Many programs do not need to do any special cleanup on exit and use the default SIGTERM behavior, which is to let the OS stop the process.
If a program does need special behavior, it can install a signal handler, and it can then run a function to handle the signal.
Now the SIGKILL signal, which is number 9, is evil, but also necessary. This signal never gets to the process itself, the OS simple stops the process. This should only be used when really, really necessary. It often becomes necessary in multithreaded programs that get into deadlocks or programs that have installed a TERM signal handler, but screwed up during their exit process.
kill is a polite request for the program to end. It cleans up its memory, closes its handles and other such niceities. It sends a SIGTERM
kill -9 tells the operating system to grab the process by the balls and throw it the hell out of the bar. Obivously it is not concerned with niceities - although it does reclaim all the memory, as it's the Operating System's responsability to keep track of that. But because it's a forceful shutdown you may have problems when trying to run the program again (not cleaning up .pid files for example)
See also [wikipedia](http://en.wikipedia.org/wiki/Kill_(Unix)

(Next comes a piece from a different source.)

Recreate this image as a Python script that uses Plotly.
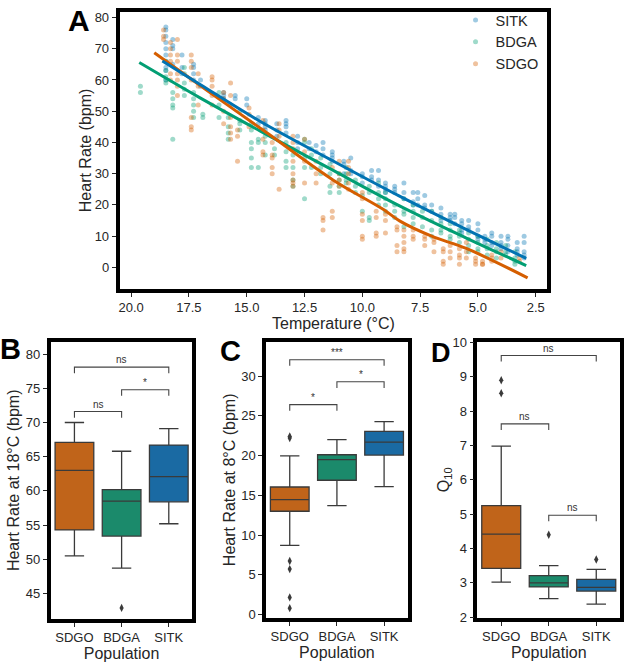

Each process runs in its own protected address space, and when the process ends (whether it exits voluntarily or is killed by an external signal) that address space is fully reclaimed. So yes, all if its memory is released properly.
Depending on the process, it may or may not cause other problems next time you try to run it. For example, it may have some files open and leave them in an inconsistent state if it's killed unexpectedly. (The files will be closed automatically, but it could be in the middle of writing some application data, for example, and the files may contain incomplete/inconsistent data if interrupted.)
Typically when the system is shutting down, all processes will be sent signal 15 (SIGTERM), at which they can perform whatever cleanup/shutdown actions they need to do. Then a short time later, they'll get signal 9 (SIGKILL), which immediately kills them, without giving them any chance to react in any way. This gives all processes a chance to clean up for themselves, and then forcefully kills any processes that aren't responding promptly.
kill -9
is the last resort, not kill.
Yes memory is reclaimed (this is the OS's responsibility)
The programs can respond to the signal however they want, it's up to the particular program to do "the right thing"
kill by default will send a terminate signal which will allow the process to exit gracefully. If the process does not seem to exit in a timely fashion, some scripts will then fall back on kill -9 which forces an exit, 'ready or not'.
In all cases OS managed things such as dynamic memory will be returned, files closed etc. But application level things may not be tidied up on a -9 kill.
kill merely sends a signal to the process. The process can trap signals (except for signal 9) and run code to perform shutdown. An app's shutdown is supposed to be brief, but it may not be instantaneous.
In any case, once the process exits, the operating system will reclaim dynamically allocated memory, close open file descriptors, and other resources.
There could be some resources that survive, for example if the app held shared memory or sockets that are also held by other (still living) processes.